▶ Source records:
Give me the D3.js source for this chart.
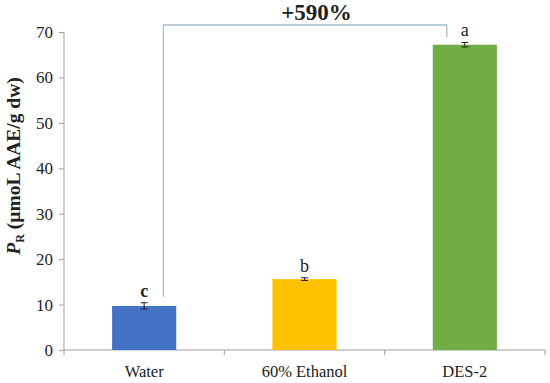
<!DOCTYPE html>
<head>
    <script src="https://d3js.org/d3.v7.min.js"></script>
    <style>
        body { margin: 0; background: #fff; }
    </style>
</head>
<body>
    <svg></svg>
</body>

<script>
    // Data
    var categories = ["Water", "60% Ethanol", "DES-2"];
    var values = [9.7, 15.6, 67.2];
    var errors = [0.7, 0.3, 0.5];
    var letters = ["c", "b", "a"];
    var colors = ["#4472c4", "#ffc000", "#70ad47"];
    var yTicks = [0, 10, 20, 30, 40, 50, 60, 70];

    var serif = '"Liberation Serif", "DejaVu Serif", "Times New Roman", serif';

    // Variables
    var width = 550;
    var height = 383;
    var margin = { top: 32, right: 5, bottom: 33, left: 64 };

    var svg = d3.select('svg')
        .attr('width', width)
        .attr('height', height)
        .style('font-family', serif);

    var x = d3.scaleBand()
        .domain(categories)
        .range([margin.left, width - margin.right])
        .paddingInner(0.6)
        .paddingOuter(0.3);

    var y = d3.scaleLinear()
        .domain([0, 70])
        .range([height - margin.bottom, margin.top]);

    // Y axis
    var yAxis = svg.append('g')
        .attr('transform', 'translate(' + margin.left + ',0)')
        .call(d3.axisLeft(y).tickValues(yTicks).tickSize(5).tickPadding(6));
    yAxis.attr('font-family', null).attr('font-size', null);
    yAxis.selectAll('line, path').attr('stroke', '#a0a0a0');
    yAxis.select('.domain').attr('d', 'M0,' + y(70) + 'V' + y(0));
    yAxis.selectAll('text')
        .style('font-family', serif)
        .style('font-size', '17px')
        .attr('fill', '#222');

    // X axis with ticks between categories
    var xAxisG = svg.append('g')
        .attr('transform', 'translate(0,' + y(0) + ')');
    var x0 = margin.left, x1 = width - margin.right;
    var step = (x1 - x0) / categories.length;
    xAxisG.append('line')
        .attr('x1', x0).attr('x2', x1)
        .attr('stroke', '#a0a0a0');
    d3.range(categories.length + 1).forEach(function (i) {
        xAxisG.append('line')
            .attr('x1', x0 + i * step).attr('x2', x0 + i * step)
            .attr('y1', 0).attr('y2', 5)
            .attr('stroke', '#a0a0a0');
    });
    xAxisG.selectAll('text.cat')
        .data(categories)
        .enter().append('text')
        .attr('class', 'cat')
        .attr('x', function (d) { return x(d) + x.bandwidth() / 2; })
        .attr('y', 27)
        .attr('text-anchor', 'middle')
        .attr('fill', '#222')
        .style('font-family', serif)
        .style('font-size', '16.5px')
        .text(function (d) { return d; });

    // Bars
    svg.selectAll('rect.bar')
        .data(values)
        .enter().append('rect')
        .attr('class', 'bar')
        .attr('x', function (d, i) { return x(categories[i]); })
        .attr('y', function (d) { return y(d); })
        .attr('width', x.bandwidth())
        .attr('height', function (d) { return y(0) - y(d); })
        .attr('fill', function (d, i) { return colors[i]; });

    // Error bars
    var eb = svg.selectAll('g.err')
        .data(values)
        .enter().append('g')
        .attr('class', 'err')
        .attr('stroke', '#222')
        .attr('stroke-width', 1);
    eb.append('line')
        .attr('x1', function (d, i) { return x(categories[i]) + x.bandwidth() / 2; })
        .attr('x2', function (d, i) { return x(categories[i]) + x.bandwidth() / 2; })
        .attr('y1', function (d, i) { return y(d + errors[i]); })
        .attr('y2', function (d, i) { return y(d - errors[i]); });
    [1, -1].forEach(function (s) {
        eb.append('line')
            .attr('x1', function (d, i) { return x(categories[i]) + x.bandwidth() / 2 - 3.5; })
            .attr('x2', function (d, i) { return x(categories[i]) + x.bandwidth() / 2 + 3.5; })
            .attr('y1', function (d, i) { return y(d + s * errors[i]); })
            .attr('y2', function (d, i) { return y(d + s * errors[i]); });
    });

    // Significance letters
    svg.selectAll('text.letter')
        .data(values)
        .enter().append('text')
        .attr('class', 'letter')
        .attr('x', function (d, i) { return x(categories[i]) + x.bandwidth() / 2; })
        .attr('y', function (d, i) { return y(d + errors[i]) - 6; })
        .attr('text-anchor', 'middle')
        .attr('fill', '#222')
        .style('font-family', serif)
        .style('font-size', '18px')
        .style('font-weight', function (d, i) { return i === 0 ? 'bold' : 'normal'; })
        .text(function (d, i) { return letters[i]; });

    // Bracket Water -> DES-2
    var bx1 = x0 + step * 0.62;
    var bx2 = x(categories[2]) + x.bandwidth() / 2 - 18;
    var by = 25;
    svg.append('path')
        .attr('d', 'M' + bx1 + ',' + (y(values[0] + errors[0]) - 6) +
            'V' + by + 'H' + bx2 + 'V' + 37)
        .attr('fill', 'none')
        .attr('stroke', '#a9bccb')
        .attr('stroke-width', 1.3);
    svg.append('text')
        .attr('x', bx1 + (bx2 - bx1) * 0.54)
        .attr('y', 20)
        .attr('text-anchor', 'middle')
        .attr('fill', '#222')
        .style('font-family', serif)
        .style('font-size', '23px')
        .style('font-weight', 'bold')
        .text('+590%');

    // Y label
    var yl = svg.append('text')
        .attr('transform', 'translate(20,166) rotate(-90)')
        .attr('text-anchor', 'middle')
        .attr('fill', '#222')
        .style('font-family', serif)
        .style('font-size', '19.5px')
        .style('font-weight', 'bold');
    yl.append('tspan').style('font-style', 'italic').text('P');
    yl.append('tspan').attr('dy', 4).style('font-size', '12px').text('R');
    yl.append('tspan').attr('dy', -4).text(' (µmoL AAE/g dw)');
</script>
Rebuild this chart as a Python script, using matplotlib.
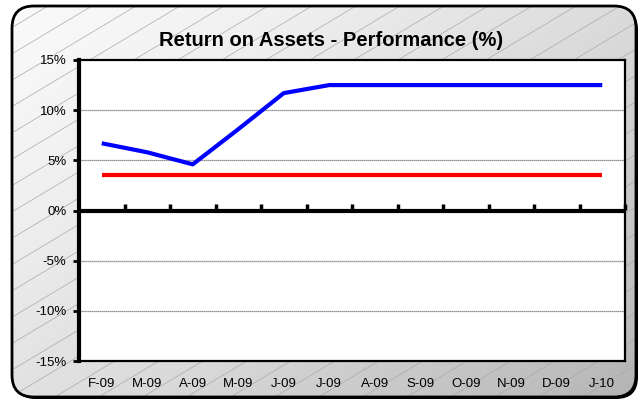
import numpy as np
import matplotlib.pyplot as plt
from matplotlib.patches import FancyBboxPatch
from matplotlib.ticker import FuncFormatter

plt.rcParams['font.family'] = ['Liberation Sans', 'DejaVu Sans']

# Data
months = ['F-09', 'M-09', 'A-09', 'M-09', 'J-09', 'J-09',
          'A-09', 'S-09', 'O-09', 'N-09', 'D-09', 'J-10']
roa = [6.7, 5.8, 4.6, 8.1, 11.7, 12.5, 12.5, 12.5, 12.5, 12.5, 12.5, 12.5]
target = [3.5] * 12

fig = plt.figure(figsize=(6.4, 4.01), dpi=100)

# background panel: gradient + diagonal hatch, rounded border
bg = fig.add_axes([0, 0, 1, 1])
bg.set_xlim(0, 640)
bg.set_ylim(401, 0)
bg.axis('off')

shadow = FancyBboxPatch((14, 8), 624, 391, boxstyle='round,pad=0,rounding_size=22',
                        fc='black', ec='none', zorder=0)
bg.add_patch(shadow)
panel = FancyBboxPatch((12, 6), 624, 391, boxstyle='round,pad=0,rounding_size=22',
                       fc='none', ec='black', lw=2, zorder=3)
bg.add_patch(panel)

gx, gy = np.meshgrid(np.linspace(0, 1, 320), np.linspace(0, 1, 200))
grad = gx * 0.55 + gy * 0.45
img = bg.imshow(grad, extent=[12, 636, 397, 6], cmap='Greys', vmin=-0.1, vmax=2.6,
                aspect='auto', zorder=1)
img.set_clip_path(panel)

# diagonal hatch, slope about 0.6
for x0 in np.arange(-700, 700, 44):
    ln, = bg.plot([x0, x0 + 670], [401, 0], color='#aaaaaa', lw=0.5, zorder=2)
    ln.set_clip_path(panel)

fig.text(331 / 640, 1 - 41 / 401, 'Return on Assets - Performance (%)',
         ha='center', va='center', fontsize=14.5, fontweight='bold')

# main chart
ax = fig.add_axes([79 / 640, 1 - 361 / 401, 546 / 640, 301 / 401])
ax.set_facecolor('white')
x = np.arange(len(months))
ax.plot(x, target, color='#ff0000', lw=3, solid_capstyle='butt', zorder=3)
ax.plot(x, roa, color='#0000ff', lw=3, solid_capstyle='butt', zorder=4)

ax.set_xlim(-0.5, len(months) - 0.5)
ax.set_ylim(-15, 15)
ax.set_yticks(np.arange(-15, 16, 5))
ax.yaxis.set_major_formatter(FuncFormatter(lambda v, p: f'{v:.0f}%'))
ax.set_xticks(x)
ax.set_xticklabels(months)
ax.tick_params(axis='x', length=0, pad=12, labelsize=9.5)
ax.tick_params(axis='y', direction='out', length=4, width=2, pad=5, labelsize=9.5)

for v in [-10, -5, 5, 10]:
    ax.axhline(v, color='#707070', lw=0.9, dashes=(1, 0.6), zorder=1)

ax.spines['left'].set_linewidth(3)
for s in ['top', 'right', 'bottom']:
    ax.spines[s].set_linewidth(1.6)

# zero axis with category-boundary ticks
ax.axhline(0, color='black', lw=3, zorder=5)
zero = ax.secondary_xaxis(0.5)
zero.set_xticks(np.arange(0.5, len(months), 1))
zero.set_xticklabels([])
zero.tick_params(direction='out', length=4, width=2.5)

fig.savefig('out.png', dpi=100)
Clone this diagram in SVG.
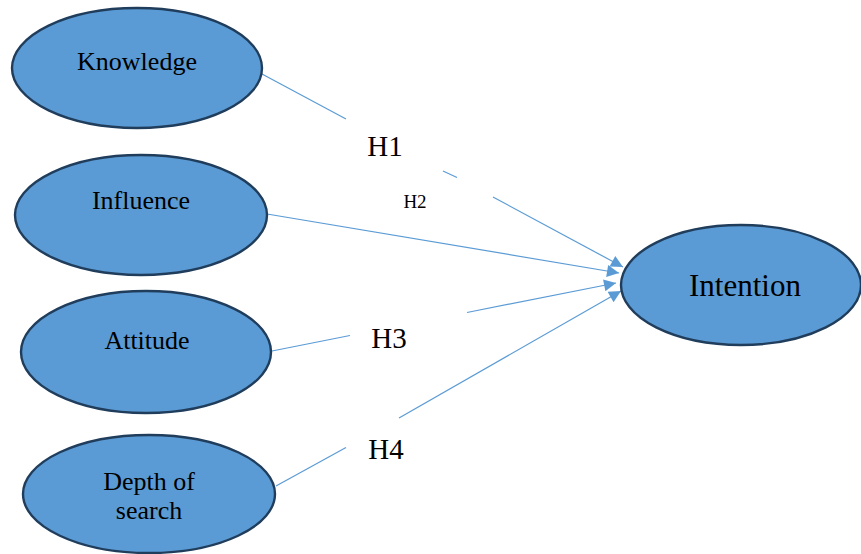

▶ TASK OBJECTIVE: Search the records for the word "this", then list every line that has it.

▶ FULL RESPONSE:
Give me the D3.js source for this chart.
Rebuild this chart as a Python script, using matplotlib.
Clone this diagram in SVG.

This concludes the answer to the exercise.